9 Solid Assets to Buy in Your 20s to Build Wealth

Looking at ways to invest? Below are some good assets to invest in while you are in your 20s.

There’s no better way of building wealth than starting early. This is because investments require significant time to grow.

Therefore if you’re still young and looking for unique investment opportunities, you’ve come to the right place.

This article will show you assets to buy in your 20’s. These have been proven to yield good returns on investments.

Hence, the need to tap into the opportunities they present.

What’s an Asset?

Before we get into details, it’s only fair that we clarify what an asset represents.

An Asset is essentially anything tangible or intangible which is considered as representing value of ownership. These can easily be converted into cash.

In other words, assets are considered valuable due to their capacity to grow wealth.

However, for anything to qualify as an asset, it must be generally accepted as having value.

List of the Best Assets to Buy in your 20’s

There are lots of assets that can be bought. However, not every asset is ideal for everyone. Hence the focus on specific types of assets.

But what are these?

Read on as we list several of such assets shortly. Because this period is one of the most productive time of your life, these opportunities should properly be harnessed.

  • Skills

This is an important asset you must have in your 20s to make money. There are lots of essential skills to learn. A few of these include;

i. Financial Literacy

For whatever reasons, this essential skill has been left out of formal educational curriculum.

As a result, lot’s of people have little or no financial knowledge. This has adversely affected their economic life. You can avoid this trap by researching and reading literature on financial literacy.

ii. Spending your Time Wisely

Time management is a vital skill you should have. This is because how you spend or manage your time in your 20s largely determines how much progress you make later in life.

As such, associating with the right people, spending time on important activities etc will benefit you immensely.

iii. Resilience

As you grow older, you’d find out that things and events don’t usually go as expected. As a result, you’d need the mental toughness to hang on. Persistence is a major ingredient to success.

Through resilience, you’d eventually excel. These and several other skills are essential assets you should posses in your 20s.

  • REITs (Real Estate Investment Trusts)

This is an opportunity you can take advantage of in your 20’s. These have been consistent in generating steady profits over several decades. Hence its reliability as an asset worthy of investing in.
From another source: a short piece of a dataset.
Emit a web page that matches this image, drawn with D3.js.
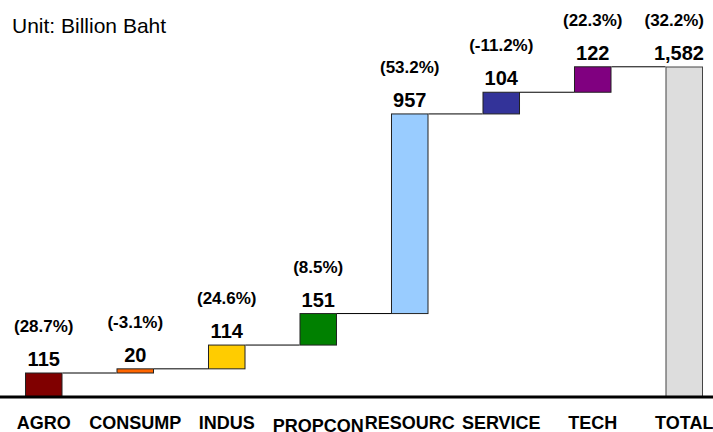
<!DOCTYPE html>
<html>
<head>
<meta charset="utf-8">
<script src="https://cdn.jsdelivr.net/npm/d3@7"></script>
<style>
  html, body { margin: 0; padding: 0; background: #fff; }
  svg { display: block; }
  text { font-family: Arial, "Liberation Sans", sans-serif; }
</style>
</head>
<body>
<svg id="chart" width="713" height="432"></svg>
<script>
const categories = ["AGRO", "CONSUMP", "INDUS", "PROPCON", "RESOURC", "SERVICE", "TECH", "TOTAL"];
const values = [115, 20, 114, 151, 957, 104, 122, 1582];
const valueLabels = ["115", "20", "114", "151", "957", "104", "122", "1,582"];
const pctLabels = ["(28.7%)", "(-3.1%)", "(24.6%)", "(8.5%)", "(53.2%)", "(-11.2%)", "(22.3%)", "(32.2%)"];
const colors = ["#800000", "#FF6600", "#FFCC00", "#008000", "#99CCFF", "#333399", "#800080", "#DDDDDD"];
const unitLabel = "Unit: Billion Baht";

// waterfall: each step starts where the previous ended; the last is the total from 0
const rows = [];
let cum = 0;
categories.forEach((c, i) => {
  const isTotal = i === categories.length - 1;
  const start = isTotal ? 0 : cum;
  const end = isTotal ? values[i] : cum + values[i];
  if (!isTotal) cum = end;
  rows.push({ cat: c, start, end, value: values[i], label: valueLabels[i], pct: pctLabels[i], color: colors[i], isTotal });
});

const svg = d3.select("#chart");
const rightLimit = 704;

const x = d3.scaleBand()
  .domain(categories)
  .range([-2, 730])
  .paddingInner(0.59)
  .paddingOuter(0.295);

const y = d3.scaleLinear()
  .domain([0, 1582])
  .range([397, 67]);

// connectors
svg.append("g")
  .selectAll("line")
  .data(rows.slice(0, -1))
  .join("line")
  .attr("x1", (d) => x(d.cat) + x.bandwidth())
  .attr("x2", (d, i) => x(rows[i + 1].cat))
  .attr("y1", (d) => y(d.end))
  .attr("y2", (d) => y(d.end))
  .attr("stroke", "#000")
  .attr("stroke-width", 1);

// bars
svg.append("g")
  .selectAll("rect")
  .data(rows)
  .join("rect")
  .attr("x", (d) => x(d.cat) + 0.5)
  .attr("y", (d) => y(Math.max(d.start, d.end)))
  .attr("width", x.bandwidth() - 1)
  .attr("height", (d) => Math.abs(y(d.start) - y(d.end)))
  .attr("fill", (d) => d.color)
  .attr("stroke", (d) => d.isTotal ? "#444" : "#222")
  .attr("stroke-width", 1);

function keepInside(sel) {
  sel.each(function () {
    const bb = this.getBBox();
    const over = bb.x + bb.width - rightLimit;
    if (over > 0) d3.select(this).attr("x", +d3.select(this).attr("x") - over);
  });
}

// value labels
svg.append("g")
  .selectAll("text")
  .data(rows)
  .join("text")
  .attr("x", (d) => x(d.cat) + x.bandwidth() / 2)
  .attr("y", (d) => y(d.end) - 7)
  .attr("text-anchor", "middle")
  .attr("font-weight", "bold")
  .attr("font-size", 20)
  .attr("fill", "#000")
  .text((d) => d.label)
  .call(keepInside);

// percent labels
svg.append("g")
  .selectAll("text")
  .data(rows)
  .join("text")
  .attr("x", (d) => x(d.cat) + x.bandwidth() / 2)
  .attr("y", (d) => y(d.end) - 41)
  .attr("text-anchor", "middle")
  .attr("font-weight", "bold")
  .attr("font-size", 17)
  .attr("fill", "#000")
  .text((d) => d.pct)
  .call(keepInside);

// baseline axis
const xAxis = d3.axisBottom(x).tickSize(0).tickPadding(0);
const axisG = svg.append("g")
  .attr("transform", `translate(0,${y(0)})`)
  .call(xAxis);
axisG.select(".domain")
  .attr("d", "M0,0H713")
  .attr("stroke", "#000")
  .attr("stroke-width", 3);
axisG.selectAll(".tick text")
  .attr("y", (d) => d === "PROPCON" ? 35 : 32)
  .attr("dy", 0)
  .attr("font-family", "Arial, 'Liberation Sans', sans-serif")
  .attr("font-size", 18)
  .attr("font-weight", "bold")
  .attr("fill", "#000");

// unit label
svg.append("text")
  .attr("x", 12)
  .attr("y", 33)
  .attr("font-size", 21)
  .attr("fill", "#000")
  .text(unitLabel);
</script>
</body>
</html>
With REITs, young people are able to overcome the problem of unaffordable real estate investment. This gives you the freedom and advantage of owning a part of several choice real estate properties.

  • Debentures and Bonds

Issued by businesses and governments, this is an asset you can easily invest in with reliable returns on investment.

Debentures and bonds are capital generating assets. You get an interest yield for funds invested.

Such interest payments are done at scheduled times of the year.

  • Investment Funds

This is an additional vehicle for ideal asset procurement in your 20’s. You get the chance of putting your investments in a reliable pool of funds with high return potential. This is a strategy for wealth creation as businesses access such funds for further expansion.

You and other investors get a handsome return on investment after a specified time period.

  • Hard Money Lending

Hard money lending is a situation where money is loaned and backed by a collateral. In the event that the borrower defaults on the loan issuance terms, such assets are confiscated and the money recouped.

Under this arrangement, loans are issued with interest.

This way, you can deploy your money to profitable ventures. This in turn grows your investments with time.

  • Certificates of Deposits (CDs)

This is an authorized investment vehicle issued by financial institutions. Whenever you by a CD, you are under an agreement for such investments to be locked up for a period of time. This can vary depending on available options.

Typically, such times range from a minimum of 3 months to as much as several years. The longer the period of time invested, the higher interests you earn. This is also a low-risk investment that guarantees significant returns.

  • Getting Rid of High Interest Debts

High interest debts are like chains that hold you captive. In other words, no matter how hard you try, your assets will amount to nothing.

Thus, getting rid of these debts becomes necessary. But how do you do that? By paying these off aggressively! You can set aside as much as half your income to loan repayment.

When the loan is eventually paid off, you can re-channel this into other investments.

  • Learning to Live Below your Income

This is difficult for most people.

However, mastering this allows you grow your wealth. Living below your income means having surplus to save. But you shouldn’t be saving for the sake of saving. This should be done for the sake of investment.

Developing this attitude eventually grows your income. You get to eventually become financially free later in life.
But it begins in your 20’s.

  • Mapping Out a Retirement Plan

An often overlooked area is planning for retirement in your 20’s.

While the above steps are essential, it’s best to also have an end goal in sight. This is why a retirement plan enables you strategize effectively. It gives you a sense of accomplishment to be able to stay the course.

These are tangible and intangible assets that can be bought. While some can be bought with money, others are bought with time investments. The entire goal is to have and live your dream life much later.

This is better appreciated when you take into consideration the fact that strength wanes with time.